Marian Dossou of KakeMi Cakes

Marian Dossou, a math teacher, devised her microwave snack cake after being dissatisfied with ones on the market. Michael Klein


Marian Dossou concedes with a laugh that the 2015 cake-in-a-mug fad put her into the food business.

I have a passion for baking,” said Dossou, 34, a native of West Philadelphia with a bachelor’s degree in business from Pennsylvania State University and a master’s degree in education from the University of Pennsylvania. She teaches math for Teach, a tutoring company. “I love to decorate,” she said, “For a while, I was in business with a friend. She was baking and I was decorating cakes, and that was great. I just wanted a cake for myself, but I didn’t want to go through the work of baking. So one day, I tried one of those mug cakes. I was so disappointed with the outcome, I said, ‘I can do this better.’ I started becoming a mad scientist in the kitchen and came up with a 90-second cake. It has everything you need to make your own personal little cake.” Unbox, mix in water, and a minute and a half later, you have a vanilla confetti cake or a chocolate cake. (The packaging says each serves two, but …)


“When I first started it, my friends were like, ‘Keep your day job.’ And I was like, ‘No. I’m going to do this. I’m going to get better.’”


The 90 Second Cakes are sold at Pennsylvania General Store, Drexel University’s Northside Dining Terrace, and online.

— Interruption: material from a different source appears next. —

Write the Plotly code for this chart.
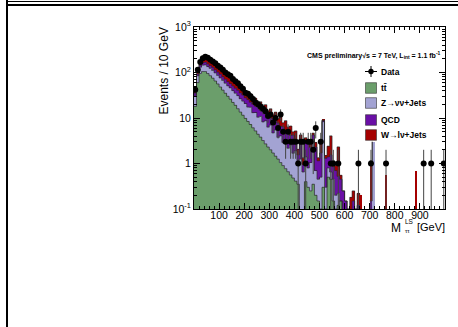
import numpy as np
import plotly.graph_objects as go

# ---------------- data (10 GeV bins, 0-1000 GeV) ----------------
bin_low = list(range(0, 1000, 10))

data_counts = [42, 115, 170, 205, 222, 212, 190, 175, 160, 140,
               128, 115, 100, 92, 85, 72, 64, 58, 50, 44,
               36, 34, 30, 26, 22, 20, 18, 16, 14, 11,
               12, 8, 10, 6, 12, 5, 3, 5, 3, 3,
               3, 1, 3, 3, 1, 3, 3, 2, 6, 0,
               3, 0, 0, 0, 1, 1, 0, 1, 0, 0,
               0, 0, 0, 0, 0, 1, 0, 0, 0, 0,
               1, 0, 0, 0, 0, 0, 1, 0, 0, 0,
               0, 0, 0, 0, 0, 0, 0, 0, 0, 0,
               0, 1, 0, 0, 1, 0, 0, 0, 0, 1]

ttbar = [18, 60, 95, 105, 105, 95, 85, 75, 65, 56,
         48, 41, 35, 30, 26, 22, 19, 16, 13.5, 11.5,
         9.8, 8.4, 7.2, 6.1, 5.2, 4.4, 3.8, 3.2, 2.7, 2.3,
         2.0, 1.7, 1.45, 1.25, 1.05, 0.9, 0.77, 0.66, 0.56, 0.48,
         0.41, 0.35, 0.05, 0.05, 0.4, 0.3, 0.25, 0.35, 0.2, 0.15,
         0.1, 0.3, 0.1, 0.5, 0.45, 0.15, 0.1, 0.12, 0.15, 0.05,
         0, 0, 0, 0, 0, 0, 0, 0, 0, 0,
         0, 0, 0, 0, 0, 0, 0, 0, 0, 0,
         0, 0, 0, 0, 0, 0, 0, 0, 0, 0,
         0, 0, 0, 0, 0, 0, 0, 0, 0, 0]

znunu = [14, 25, 35, 40, 42, 40, 38, 36, 33, 30,
         28, 26, 23, 21, 20, 18, 16, 15, 13, 12,
         11, 9, 10, 7, 8, 6, 7, 5, 6, 4,
         5, 3, 4, 2.5, 3, 2, 2.5, 1.5, 2, 1.2,
         1.5, 0.8, 1.2, 0.6, 1.0, 0.5, 0.8, 3.0, 0.5, 0.3,
         0.4, 8.0, 0.2, 0.3, 0.2, 0.3, 0.1, 0.1, 0, 0,
         0, 0, 0, 0, 0, 0, 0, 0, 0, 0,
         0, 3.0, 0, 0, 0, 0, 0, 0, 0, 0,
         0, 0, 0, 0, 0, 0, 0, 0, 0, 0,
         0, 0, 0, 0, 0, 0, 0, 0, 0, 0]

qcd = [3, 8, 14, 18, 20, 20, 19, 18, 17, 16,
       15, 14, 13, 12, 11, 10.5, 10, 9.5, 9, 8.5,
       7, 8, 5, 7, 5, 7, 4, 6, 4, 5,
       3, 5, 3, 4, 2.5, 3.5, 2, 3, 1.6, 2.5,
       1.3, 0.4, 1.8, 0.3, 1.5, 2.0, 1.2, 0.9, 1.6, 0.7,
       1.2, 0.5, 1.0, 0.6, 0.9, 0.4, 0.5, 0.3, 0.3, 0.2,
       0.15, 0.1, 0.08, 0.15, 0.1, 0.12, 0.1, 0, 0, 0,
       0.15, 0, 0, 0, 0, 0, 0, 0, 0, 0,
       0, 0, 0, 0, 0, 0, 0, 0, 0, 0,
       0, 0, 0, 0, 0, 0, 0, 0, 0, 0]

wlnu = [5, 18, 28, 38, 45, 45, 42, 40, 36, 32,
        28, 26, 23, 21, 19, 17, 15, 13, 12, 11,
        11, 8, 12, 6, 9, 5, 8, 4, 7, 3,
        6, 2, 5, 2, 5, 1.5, 3.5, 1.2, 2.5, 0.8,
        2, 0.5, 1.2, 0.4, 0.8, 0.3, 1.0, 0.4, 0.6, 0.2,
        1.5, 0.3, 0.2, 1.0, 2.5, 0.3, 0.2, 1.8, 0.1, 0,
        0, 0, 0.1, 0.1, 0, 0.1, 0.1, 0, 0, 0,
        1.0, 0, 0, 0, 0, 0, 0.55, 0, 0, 0,
        0, 0, 0, 0, 0, 0, 0, 0, 0.7, 0,
        0, 0, 0, 0, 0, 0, 0, 0, 0, 0]

x_tick_vals = [100, 200, 300, 400, 500, 600, 700, 800, 900]
y_tick_vals = [0.1, 1, 10, 100, 1000]
y_tick_text = ["10<sup>-1</sup>", "1", "10", "10<sup>2</sup>", "10<sup>3</sup>"]

components = [
    ("tt̄", ttbar, "#6b9e6b"),
    ("Z→νν+Jets", znunu, "#a3a3d3"),
    ("QCD", qcd, "#6a0fa6"),
    ("W→lν+Jets", wlnu, "#a50000"),
]

# ---------------- layout geometry (pixels) ----------------
W, H = 458, 327
PL, PR, PT, PB = 194, 445, 27, 209


def px(x):
    return (x - PL) / (PR - PL)


def py(y):
    return (PB - y) / (PB - PT)


centers = [b + 5 for b in bin_low]
edges = bin_low + [1000]

fig = go.Figure()

cum = np.zeros(len(bin_low))
cums = []
for name, vals, col in components:
    fig.add_trace(go.Bar(x=centers, y=vals, width=10, marker=dict(color=col, line=dict(width=0)),
                         showlegend=False, name=name))
    cum = cum + np.array(vals, dtype=float)
    cums.append(cum.copy())

# outlines of the stacked histograms
for c in cums:
    yy = [v if v > 0 else None for v in c]
    yy = yy + [yy[-1]]
    fig.add_trace(go.Scatter(x=edges, y=yy, mode="lines", line=dict(color="#2a2a2a", width=0.7, shape="hv"),
                             showlegend=False, hoverinfo="skip", connectgaps=False))

dx = [c for c, n in zip(centers, data_counts) if n > 0]
dy = [n for n in data_counts if n > 0]
err = [float(np.sqrt(n)) for n in dy]
err_lo = [min(e, n * 0.999) for e, n in zip(err, dy)]
fig.add_trace(go.Scatter(x=dx, y=dy, mode="markers",
                         marker=dict(color="black", size=6),
                         error_y=dict(type="data", array=err, arrayminus=err_lo, color="#444", thickness=1, width=0),
                         showlegend=False, name="Data"))

axis_font = dict(family="Liberation Sans, Arial, sans-serif", size=10.5, color="black")
fig.update_layout(
    width=W, height=H,
    margin=dict(l=PL, r=W - PR, t=PT, b=H - PB),
    paper_bgcolor="white", plot_bgcolor="white",
    barmode="stack", bargap=0,
    font=axis_font,
    xaxis=dict(range=[0, 1000], tickvals=x_tick_vals, ticks="inside", ticklen=6, tickcolor="black",
               showline=True, linecolor="black", linewidth=1, mirror="allticks", showgrid=False,
               zeroline=False, tickfont=axis_font, ticklabelstandoff=-4,
               minor=dict(dtick=20, ticks="inside", ticklen=3, tickcolor="black", showgrid=False)),
    yaxis=dict(type="log", range=[-1, 3], tickvals=y_tick_vals, ticktext=y_tick_text, ticks="inside",
               ticklen=6, tickcolor="black", showline=True, linecolor="black", linewidth=1,
               mirror="allticks", showgrid=False, zeroline=False, tickfont=axis_font,
               minor=dict(dtick="D1", ticks="inside", ticklen=3, tickcolor="black", showgrid=False)),
)

shapes = []
annotations = []


def strip(x0, y0, w, h):
    # solid black strip of the page frame, drawn as an empty boxed annotation
    return dict(text=" ", xref="paper", yref="paper", x=px(x0), y=py(y0), xanchor="left", yanchor="top",
                width=w, height=h, bgcolor="black", borderpad=0, borderwidth=0, showarrow=False,
                font=dict(size=1, color="black"))


annotations.append(strip(6, 0.8, 452, 1))
annotations.append(strip(6, 3.8, 452, 2))
annotations.append(strip(5.8, 0, 2, 327))

title_font = dict(family="Liberation Sans", size=12, color="black")
# axis titles
annotations.append(dict(text="Events / 10 GeV", xref="paper", yref="paper", x=px(163), y=py(71.5),
                        showarrow=False, textangle=-90, font=title_font,
                        xanchor="center", yanchor="middle"))
annotations.append(dict(text="[GeV]", xref="paper", yref="paper", x=px(447), y=py(227), showarrow=False,
                        xanchor="right", yanchor="middle",
                        font=dict(family="Liberation Sans", size=11, color="black")))
annotations.append(dict(text="M", xref="paper", yref="paper", x=px(403), y=py(227.5), showarrow=False,
                        xanchor="right", yanchor="middle", font=title_font))
annotations.append(dict(text="LS", xref="paper", yref="paper", x=px(402.5), y=py(221.5), showarrow=False,
                        xanchor="left", yanchor="middle", font=dict(family="Liberation Sans", size=6.5, color="black")))
annotations.append(dict(text="ττ", xref="paper", yref="paper", x=px(403), y=py(231), showarrow=False,
                        xanchor="left", yanchor="middle", font=dict(family="Liberation Sans", size=6, color="black")))
# CMS label
annotations.append(dict(text="<b>CMS preliminary√s = 7 TeV, L<sub>int</sub> = 1.1 fb<sup>-1</sup></b>",
                        xref="paper", yref="paper", x=px(443), y=py(55), showarrow=False, xanchor="right",
                        yanchor="middle", font=dict(family="Liberation Sans", size=7, color="black")))

# legend (drawn by hand)
leg_font = dict(family="Liberation Sans", size=8.5, color="black")
annotations.append(dict(text="<b>Data</b>", xref="paper", yref="paper", x=px(379), y=py(71.5), showarrow=False,
                        xanchor="left", yanchor="middle", font=leg_font))
shapes.append(dict(type="line", xref="paper", yref="paper", x0=px(365), x1=px(377), y0=py(71.5), y1=py(71.5),
                   line=dict(color="black", width=1)))
shapes.append(dict(type="line", xref="paper", yref="paper", x0=px(371), x1=px(371), y0=py(66), y1=py(77),
                   line=dict(color="black", width=1)))
shapes.append(dict(type="circle", xref="paper", yref="paper", x0=px(368.3), x1=px(373.7), y0=py(68.8), y1=py(74.2),
                   fillcolor="black", line=dict(color="black", width=0)))
leg_rows = [88, 103, 120, 135]
for (name, vals, col), yc in zip(components, leg_rows):
    shapes.append(dict(type="rect", xref="paper", yref="paper", x0=px(365.5), x1=px(376.5), y0=py(yc - 5.3),
                       y1=py(yc + 5.3), fillcolor=col, line=dict(color="#333", width=0.6)))
    annotations.append(dict(text="<b>" + name + "</b>", xref="paper", yref="paper", x=px(379), y=py(yc),
                            showarrow=False, xanchor="left", yanchor="middle", font=leg_font))

fig.update_layout(shapes=shapes, annotations=annotations)
fig.write_html("out.html")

Nina Bryan of Sweet Nina’s

Nina Bryan at the Philadelphia Flower Show in the Blooming Desserts tent. Michael Klein


Nina Bryan, 66, traces her passion for cooking back to her parents’ restaurant in Albany, Ga. “Even as a child, my sister and I would bake cookies and we would sell them, long before Famous Amos and Mrs. Fields and all those guys,” she said as her husband, Glenn, an executive with the University of Pennsylvania, delivered supplies to the booth last week.


She parlayed an education degree from Penn into a long career as a corporate trainer for Colonial Penn Insurance who also did catering years ago. Friends admired her banana pudding — that Southern custard of fresh bananas, whipped cream, and vanilla wafers — which caught the eye of Jeff Brown, who with his family owns ShopRite supermarkets in the Philadelphia area. In 2017, “he put it out there,” she said.

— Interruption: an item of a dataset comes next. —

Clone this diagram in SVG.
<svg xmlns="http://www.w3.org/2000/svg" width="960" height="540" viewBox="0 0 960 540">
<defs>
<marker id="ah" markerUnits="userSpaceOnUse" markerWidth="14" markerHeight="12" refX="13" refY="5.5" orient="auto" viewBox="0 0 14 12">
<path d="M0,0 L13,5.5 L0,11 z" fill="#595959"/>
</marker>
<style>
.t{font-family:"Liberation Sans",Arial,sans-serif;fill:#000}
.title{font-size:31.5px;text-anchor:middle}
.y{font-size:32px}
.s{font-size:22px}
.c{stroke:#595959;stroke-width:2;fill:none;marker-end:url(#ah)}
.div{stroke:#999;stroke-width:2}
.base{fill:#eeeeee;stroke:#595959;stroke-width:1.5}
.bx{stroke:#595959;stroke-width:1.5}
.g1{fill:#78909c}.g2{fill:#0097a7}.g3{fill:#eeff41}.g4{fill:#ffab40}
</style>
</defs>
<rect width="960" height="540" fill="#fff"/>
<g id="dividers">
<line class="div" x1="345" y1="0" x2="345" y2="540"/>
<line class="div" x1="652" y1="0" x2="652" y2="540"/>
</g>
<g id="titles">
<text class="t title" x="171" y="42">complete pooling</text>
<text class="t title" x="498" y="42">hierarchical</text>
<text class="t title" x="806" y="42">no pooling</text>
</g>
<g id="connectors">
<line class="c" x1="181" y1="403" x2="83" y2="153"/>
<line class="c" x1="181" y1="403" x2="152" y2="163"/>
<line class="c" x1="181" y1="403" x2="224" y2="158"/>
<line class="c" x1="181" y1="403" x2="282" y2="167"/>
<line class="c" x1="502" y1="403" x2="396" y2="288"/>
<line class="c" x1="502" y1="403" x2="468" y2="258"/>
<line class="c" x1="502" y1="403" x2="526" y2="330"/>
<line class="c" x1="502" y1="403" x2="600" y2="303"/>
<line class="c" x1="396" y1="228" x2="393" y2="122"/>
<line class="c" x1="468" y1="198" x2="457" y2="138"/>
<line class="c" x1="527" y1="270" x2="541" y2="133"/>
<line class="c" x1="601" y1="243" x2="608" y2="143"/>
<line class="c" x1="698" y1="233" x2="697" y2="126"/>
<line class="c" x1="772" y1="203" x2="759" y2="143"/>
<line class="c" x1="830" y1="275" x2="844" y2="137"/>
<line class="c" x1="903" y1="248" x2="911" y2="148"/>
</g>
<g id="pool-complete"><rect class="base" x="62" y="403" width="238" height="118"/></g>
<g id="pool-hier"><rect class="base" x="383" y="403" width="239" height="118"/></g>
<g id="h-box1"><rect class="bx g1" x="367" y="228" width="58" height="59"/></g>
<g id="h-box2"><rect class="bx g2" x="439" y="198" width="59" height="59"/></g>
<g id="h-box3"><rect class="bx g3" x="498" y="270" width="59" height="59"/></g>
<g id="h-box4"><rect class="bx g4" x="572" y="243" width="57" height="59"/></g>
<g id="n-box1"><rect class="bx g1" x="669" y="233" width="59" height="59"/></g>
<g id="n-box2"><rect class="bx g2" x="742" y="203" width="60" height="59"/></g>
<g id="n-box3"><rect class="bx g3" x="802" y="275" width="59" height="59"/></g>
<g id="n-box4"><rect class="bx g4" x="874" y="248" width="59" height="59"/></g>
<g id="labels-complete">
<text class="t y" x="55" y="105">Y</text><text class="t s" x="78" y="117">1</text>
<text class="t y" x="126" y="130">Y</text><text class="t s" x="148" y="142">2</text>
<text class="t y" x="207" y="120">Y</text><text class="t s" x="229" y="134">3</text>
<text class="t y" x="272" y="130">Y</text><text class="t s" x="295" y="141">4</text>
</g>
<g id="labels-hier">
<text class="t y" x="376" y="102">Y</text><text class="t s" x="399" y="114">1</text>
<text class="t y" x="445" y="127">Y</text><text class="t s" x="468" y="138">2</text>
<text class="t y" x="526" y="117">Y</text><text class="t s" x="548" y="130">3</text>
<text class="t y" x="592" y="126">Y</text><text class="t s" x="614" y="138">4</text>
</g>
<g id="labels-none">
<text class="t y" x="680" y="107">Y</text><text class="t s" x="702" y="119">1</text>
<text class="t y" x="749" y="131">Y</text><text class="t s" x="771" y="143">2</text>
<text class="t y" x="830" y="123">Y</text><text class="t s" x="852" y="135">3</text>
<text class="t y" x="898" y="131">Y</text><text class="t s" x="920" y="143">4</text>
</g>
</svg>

Through her husband, she found out about the Enterprise Center, where she makes the pudding.


Sweet Nina’s has popped up at Citizens Bank Park and now has a day stall at Reading Terminal Market, where Bryan regularly sells out her 10 flavors, including strawberry and vanilla chocolate swirl. Reading Terminal, she said, has been her favorite venue. “We have so many people saying, ‘I don’t know anything about banana pudding, until now.’”


An arrangement with the Ronald McDonald House and Whole Foods Markets is next, followed by — she hopes — a permanent stand at Reading Terminal. For now, Sweet Nina’s is also sold at the University of Pennsylvania’s Houston Hall and 1920 Commons Retail, Drexel University’s Northside Dining Terrace, and Dilworth Park Café at Philadelphia City Hall.